> TASK OBJECTIVE
Below is a listing to transcribe in full and exactly; keep the pictures out.

> SUPPLIED INFORMATION

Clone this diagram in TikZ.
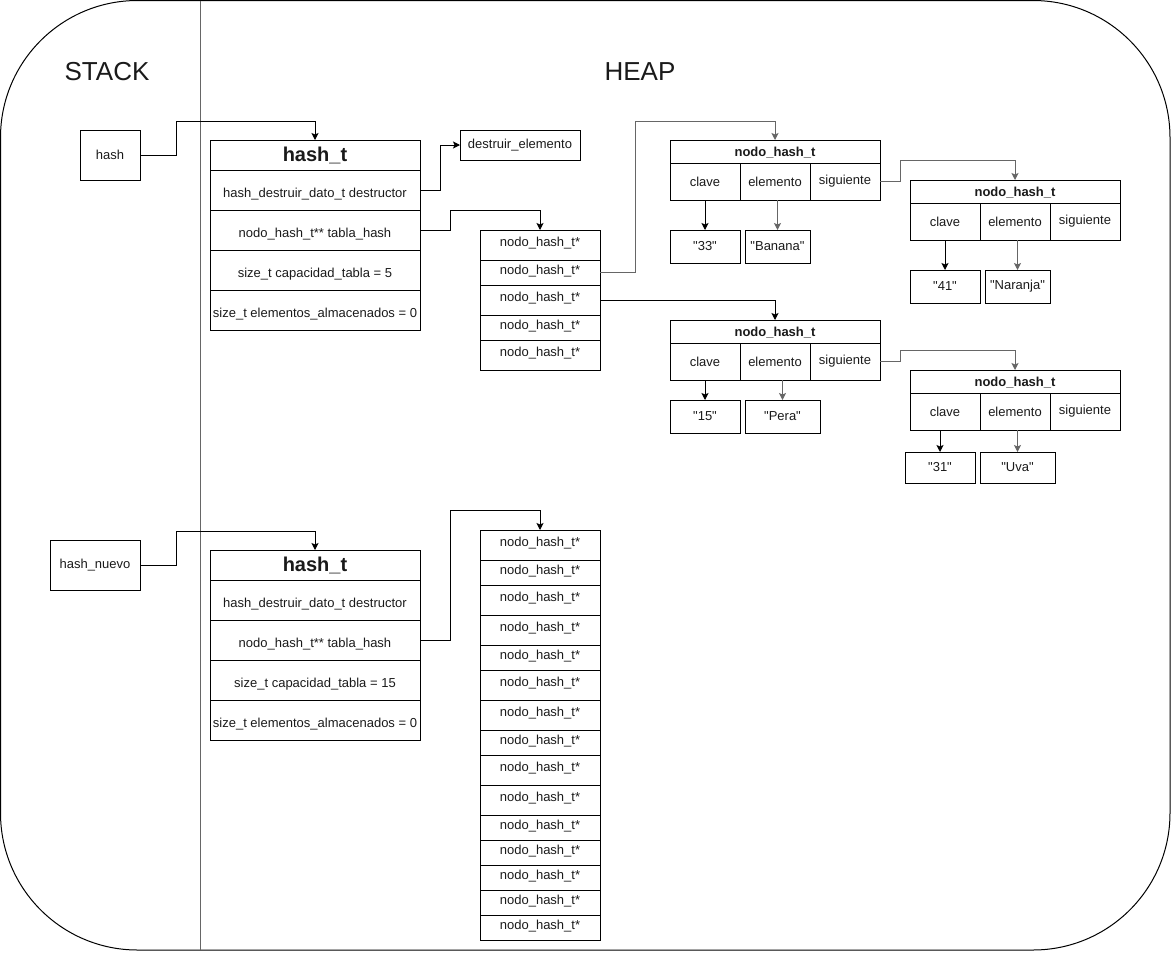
\documentclass[tikz,border=0pt]{standalone}
\usepackage{fontspec}
\setmainfont{Liberation Sans}
% same face without the TeX mapping, so that " stays a straight quote
\newfontfamily\plainfont{Liberation Sans}
\usetikzlibrary{arrows.meta}
\definecolor{linegray}{HTML}{666666}
\definecolor{txt}{HTML}{1A1A1A}

% straight double quotes around a string literal
\newcommand\qq[1]{{\plainfont"#1"}}

% struct hash_t: header + four fields, north-west corner at (#2,#3)
\newcommand\hashstruct[4]{%
  \node[cell, minimum width=210, minimum height=30] (#1h) at (#2,#3)
    {\bfseries\fontsize{20}{24}\selectfont hash\_t};
  \node[field] (#1d) at (#2,#3+30) {hash\_destruir\_dato\_t destructor};
  \node[field] (#1t) at (#2,#3+70) {nodo\_hash\_t** tabla\_hash};
  \node[field] (#1c) at (#2,#3+110) {size\_t capacidad\_tabla = #4};
  \node[field] (#1e) at (#2,#3+150) {size\_t elementos\_almacenados = 0};
}
% struct nodo_hash_t: header + clave / elemento / siguiente
\newcommand\nodohash[3]{%
  \node[cell, minimum width=210, minimum height=23, text height=12pt, text depth=2pt] (#1h) at (#2,#3) {\bfseries nodo\_hash\_t};
  \node[cell, minimum width=70, minimum height=37] (#1c) at (#2,#3+23) {clave};
  \node[cell, minimum width=70, minimum height=37] (#1e) at (#2+70,#3+23) {elemento};
  \node[cell, minimum width=70, minimum height=37] (#1s) at (#2+140,#3+23) {siguiente};
}

\begin{document}
\begin{tikzpicture}[x=1pt,y=-1pt,
  every node/.style={inner sep=0pt, outer sep=0pt, text=txt},
  cell/.style={draw, line width=1pt, anchor=north west, align=center,
    font=\fontsize{13}{15}\selectfont},
  field/.style={cell, minimum width=210, minimum height=40, text height=15pt, text depth=0pt},
  slot/.style={cell, minimum width=120, text height=10pt, text depth=6.6pt},
  title/.style={font=\fontsize{26}{30}\selectfont},
  arr/.style={-{Stealth[length=7pt,width=7pt,inset=1.5pt]}, line width=1pt},
  garr/.style={arr, draw=linegray},
]
\useasboundingbox (0,0) rectangle (1171,967);

% frame and stack / heap divider
\draw[line width=1pt, rounded corners=137pt] (0.5,0.5) rectangle (1170,950);
\draw[line width=1pt, draw=linegray] (200,0.5) -- (200,950);
\node[title] (stack) at (107,72) {STACK};
\node[title] (heap) at (640,72) {HEAP};

% ---------- first table ----------
\node[cell, minimum width=60, minimum height=50] (hash) at (80,130) {hash};
\hashstruct{ha}{210}{140}{5}
\node[cell, minimum width=120, minimum height=30] (dest) at (460,130) {destruir\_elemento};

\foreach \t/\b [count=\i from 0] in {230/260,260/285,285/315,315/340,340/370}
  \node[slot, minimum height={\b-\t}] (ar\i) at (480,\t) {nodo\_hash\_t*};

\nodohash{na}{670}{140}
\nodohash{nb}{910}{180}
\nodohash{nc}{670}{320}
\nodohash{nd}{910}{370}

\node[cell, minimum width=70, minimum height=33] (k33) at (670,230) {\qq{33}};
\node[cell, minimum width=65, minimum height=33] (vban) at (745,230) {\qq{Banana}};
\node[cell, minimum width=70, minimum height=33] (k41) at (910,270) {\qq{41}};
\node[cell, minimum width=65, minimum height=33] (vnar) at (985,270) {\qq{Naranja}};
\node[cell, minimum width=70, minimum height=33] (k15) at (670,400) {\qq{15}};
\node[cell, minimum width=75, minimum height=33] (vper) at (745,400) {\qq{Pera}};
\node[cell, minimum width=70, minimum height=31] (k31) at (905,452) {\qq{31}};
\node[cell, minimum width=75, minimum height=31] (vuva) at (980,452) {\qq{Uva}};

\draw[arr] (hash.east) -- ++(36,0) |- ([yshift=19pt]hah.north) -- (hah.north);
\draw[arr] (had.east) -- ++(20,0) |- (dest.west);
\draw[arr] (hat.east) -- ++(30,0) |- ([yshift=20pt]ar0.north) -- (ar0.north);
\draw[garr] (ar1.east) -- ++(35,0) |- ([yshift=19pt]nah.north) -- (nah.north);
\draw[arr] (ar2.east) -| (nch.north);

\draw[garr] (nas.east) -- ++(20,0) |- ([yshift=20pt]nbh.north) -- (nbh.north);
\draw[garr] (ncs.east) -- ++(20,0) |- ([yshift=20pt]ndh.north) -- (ndh.north);

\draw[arr] (nac.south) -- (k33.north);
\draw[garr] (vban.north |- nae.south) -- (vban.north);
\draw[arr] (nbc.south) -- (k41.north);
\draw[garr] (vnar.north |- nbe.south) -- (vnar.north);
\draw[arr] (ncc.south) -- (k15.north);
\draw[garr] (vper.north |- nce.south) -- (vper.north);
\draw[arr] (k31.north |- ndc.south) -- (k31.north);
\draw[garr] (vuva.north |- nde.south) -- (vuva.north);

% ---------- resized table ----------
\node[cell, minimum width=90, minimum height=50] (hashn) at (50,540) {hash\_nuevo};
\hashstruct{hb}{210}{550}{15}

\foreach \t/\b [count=\i from 0] in {530/560,560/585,585/615,615/645,645/670,670/700,
    700/730,730/755,755/785,785/815,815/840,840/865,865/890,890/915,915/940}
  \node[slot, minimum height={\b-\t}] (br\i) at (480,\t) {nodo\_hash\_t*};

\draw[arr] (hashn.east) -- ++(36,0) |- ([yshift=19pt]hbh.north) -- (hbh.north);
\draw[arr] (hbt.east) -- ++(30,0) |- ([yshift=20pt]br0.north) -- (br0.north);
\end{tikzpicture}
\end{document}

> THE OUTPUT
Clone this diagram in TikZ.
\documentclass[tikz,border=0pt]{standalone}
\usepackage{fontspec}
\setmainfont{Liberation Sans}
% same face without the TeX mapping, so that " stays a straight quote
\newfontfamily\plainfont{Liberation Sans}
\usetikzlibrary{arrows.meta}
\definecolor{linegray}{HTML}{666666}
\definecolor{txt}{HTML}{1A1A1A}

% straight double quotes around a string literal
\newcommand\qq[1]{{\plainfont"#1"}}

% struct hash_t: header + four fields, north-west corner at (#2,#3)
\newcommand\hashstruct[4]{%
  \node[cell, minimum width=210, minimum height=30] (#1h) at (#2,#3)
    {\bfseries\fontsize{20}{24}\selectfont hash\_t};
  \node[field] (#1d) at (#2,#3+30) {hash\_destruir\_dato\_t destructor};
  \node[field] (#1t) at (#2,#3+70) {nodo\_hash\_t** tabla\_hash};
  \node[field] (#1c) at (#2,#3+110) {size\_t capacidad\_tabla = #4};
  \node[field] (#1e) at (#2,#3+150) {size\_t elementos\_almacenados = 0};
}
% struct nodo_hash_t: header + clave / elemento / siguiente
\newcommand\nodohash[3]{%
  \node[cell, minimum width=210, minimum height=23, text height=12pt, text depth=2pt] (#1h) at (#2,#3) {\bfseries nodo\_hash\_t};
  \node[cell, minimum width=70, minimum height=37] (#1c) at (#2,#3+23) {clave};
  \node[cell, minimum width=70, minimum height=37] (#1e) at (#2+70,#3+23) {elemento};
  \node[cell, minimum width=70, minimum height=37] (#1s) at (#2+140,#3+23) {siguiente};
}

\begin{document}
\begin{tikzpicture}[x=1pt,y=-1pt,
  every node/.style={inner sep=0pt, outer sep=0pt, text=txt},
  cell/.style={draw, line width=1pt, anchor=north west, align=center,
    font=\fontsize{13}{15}\selectfont},
  field/.style={cell, minimum width=210, minimum height=40, text height=15pt, text depth=0pt},
  slot/.style={cell, minimum width=120, text height=10pt, text depth=6.6pt},
  title/.style={font=\fontsize{26}{30}\selectfont},
  arr/.style={-{Stealth[length=7pt,width=7pt,inset=1.5pt]}, line width=1pt},
  garr/.style={arr, draw=linegray},
]
\useasboundingbox (0,0) rectangle (1171,967);

% frame and stack / heap divider
\draw[line width=1pt, rounded corners=137pt] (0.5,0.5) rectangle (1170,950);
\draw[line width=1pt, draw=linegray] (200,0.5) -- (200,950);
\node[title] (stack) at (107,72) {STACK};
\node[title] (heap) at (640,72) {HEAP};

% ---------- first table ----------
\node[cell, minimum width=60, minimum height=50] (hash) at (80,130) {hash};
\hashstruct{ha}{210}{140}{5}
\node[cell, minimum width=120, minimum height=30] (dest) at (460,130) {destruir\_elemento};

\foreach \t/\b [count=\i from 0] in {230/260,260/285,285/315,315/340,340/370}
  \node[slot, minimum height={\b-\t}] (ar\i) at (480,\t) {nodo\_hash\_t*};

\nodohash{na}{670}{140}
\nodohash{nb}{910}{180}
\nodohash{nc}{670}{320}
\nodohash{nd}{910}{370}

\node[cell, minimum width=70, minimum height=33] (k33) at (670,230) {\qq{33}};
\node[cell, minimum width=65, minimum height=33] (vban) at (745,230) {\qq{Banana}};
\node[cell, minimum width=70, minimum height=33] (k41) at (910,270) {\qq{41}};
\node[cell, minimum width=65, minimum height=33] (vnar) at (985,270) {\qq{Naranja}};
\node[cell, minimum width=70, minimum height=33] (k15) at (670,400) {\qq{15}};
\node[cell, minimum width=75, minimum height=33] (vper) at (745,400) {\qq{Pera}};
\node[cell, minimum width=70, minimum height=31] (k31) at (905,452) {\qq{31}};
\node[cell, minimum width=75, minimum height=31] (vuva) at (980,452) {\qq{Uva}};

\draw[arr] (hash.east) -- ++(36,0) |- ([yshift=19pt]hah.north) -- (hah.north);
\draw[arr] (had.east) -- ++(20,0) |- (dest.west);
\draw[arr] (hat.east) -- ++(30,0) |- ([yshift=20pt]ar0.north) -- (ar0.north);
\draw[garr] (ar1.east) -- ++(35,0) |- ([yshift=19pt]nah.north) -- (nah.north);
\draw[arr] (ar2.east) -| (nch.north);

\draw[garr] (nas.east) -- ++(20,0) |- ([yshift=20pt]nbh.north) -- (nbh.north);
\draw[garr] (ncs.east) -- ++(20,0) |- ([yshift=20pt]ndh.north) -- (ndh.north);

\draw[arr] (nac.south) -- (k33.north);
\draw[garr] (vban.north |- nae.south) -- (vban.north);
\draw[arr] (nbc.south) -- (k41.north);
\draw[garr] (vnar.north |- nbe.south) -- (vnar.north);
\draw[arr] (ncc.south) -- (k15.north);
\draw[garr] (vper.north |- nce.south) -- (vper.north);
\draw[arr] (k31.north |- ndc.south) -- (k31.north);
\draw[garr] (vuva.north |- nde.south) -- (vuva.north);

% ---------- resized table ----------
\node[cell, minimum width=90, minimum height=50] (hashn) at (50,540) {hash\_nuevo};
\hashstruct{hb}{210}{550}{15}

\foreach \t/\b [count=\i from 0] in {530/560,560/585,585/615,615/645,645/670,670/700,
    700/730,730/755,755/785,785/815,815/840,840/865,865/890,890/915,915/940}
  \node[slot, minimum height={\b-\t}] (br\i) at (480,\t) {nodo\_hash\_t*};

\draw[arr] (hashn.east) -- ++(36,0) |- ([yshift=19pt]hbh.north) -- (hbh.north);
\draw[arr] (hbt.east) -- ++(30,0) |- ([yshift=20pt]br0.north) -- (br0.north);
\end{tikzpicture}
\end{document}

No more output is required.